Conscious Impact is still new to this community, having just completed our third year of operations. We are only beginning to understand the complexities and intricacies of the local community, and each day is an exploration of language barriers, cultural misunderstandings and differing expectations. Yet, day-by-day we find ways to deepen our connection and to slowly and steadily build trust, respect and shared vision. This year we strengthened our relationship to the local government, to our local staff and to the community as a whole. We held an open vision meeting with more than 80 community members to discuss plans for future projects. And we continued our Household Visit program to allow volunteers and community members time for open discussion and connection.
Overall, we are excited to continue deepening this relationship, through the fun and the challenges, so that our projects continue to strengthen and our impact grow for generations to come.

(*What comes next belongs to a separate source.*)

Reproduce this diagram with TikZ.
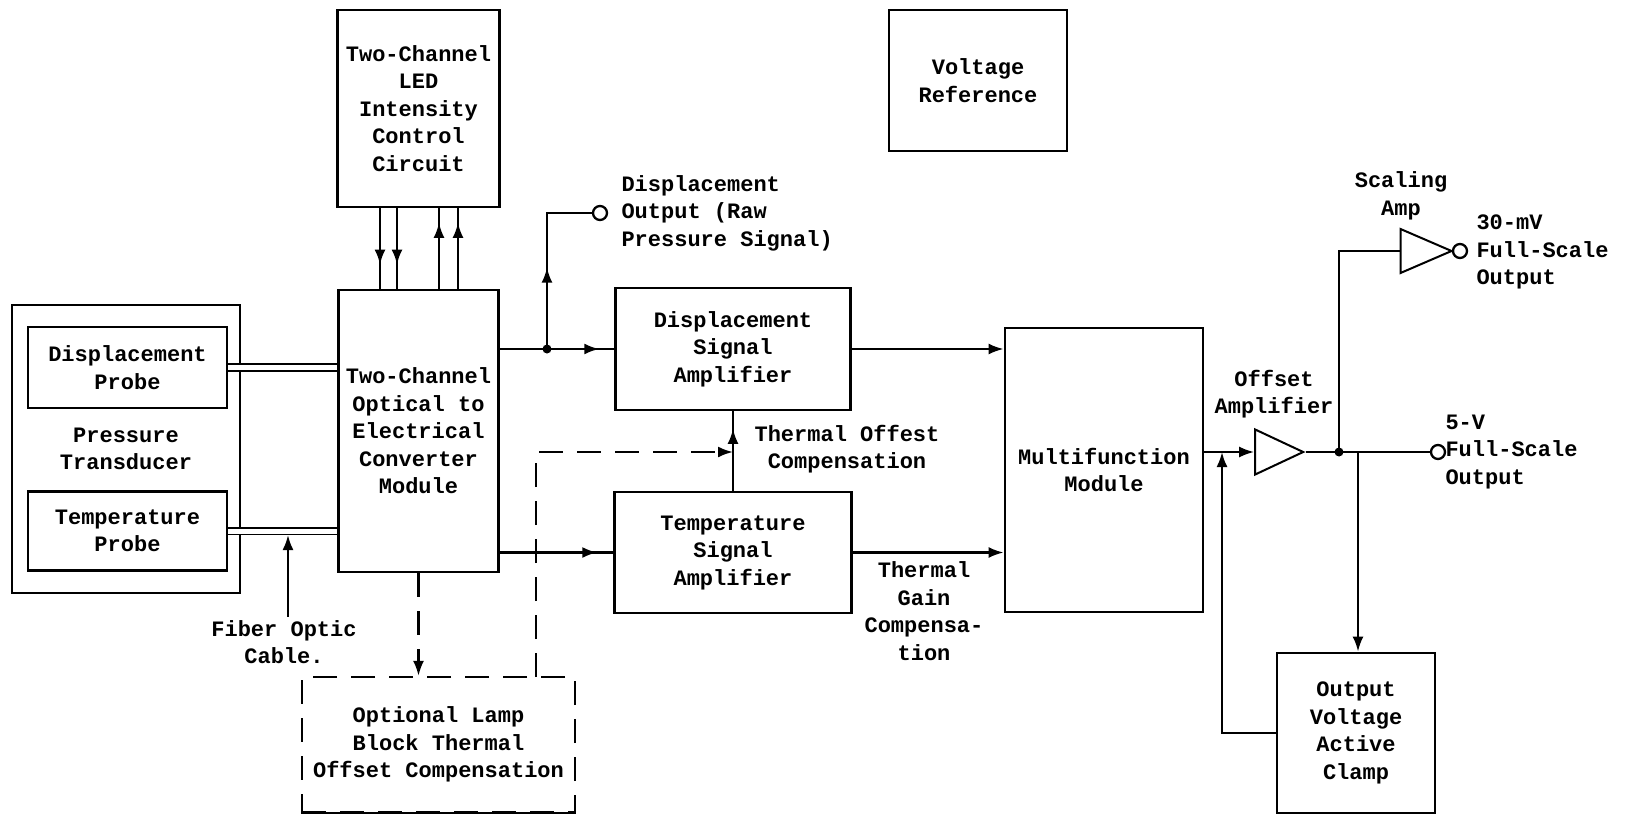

Co-founders Allen Gula, Orion Haas, and Juliette Maas started Conscious Impact in Nepal only days after the 7.8 magnitude earthquake in April 2015. Coming down from Everest Base Camp, Gula and Haas felt the first quake on the trail. As they descended into the epicenter - the extent of the tragedy became clear. The next few weeks were spent delivering immediate relief materials to rural communities which helped them prepare for the approaching monsoon season. The need for a sustainable, long-term building solution became clear. After much research, the trio discovered Auroville Earth Institute and their Compressed Stabilized Earth Blocks (CSEBs) which were perfect for developing communities in rural Nepal. During a CSEB and Rammed Earth training in Kathmandu, they met Dheeraj Mishra, a Nepali man recently returned from working abroad with a shared vision for his village. The damage in the small village of Takure was immense. Located close to the epicenter, all but one of the 245 homes had been destroyed. That fall they began building a volunteer camp and community relationships in their new home of Takure. A brick press was on its way and there was a lot of work to be done. The rest is history.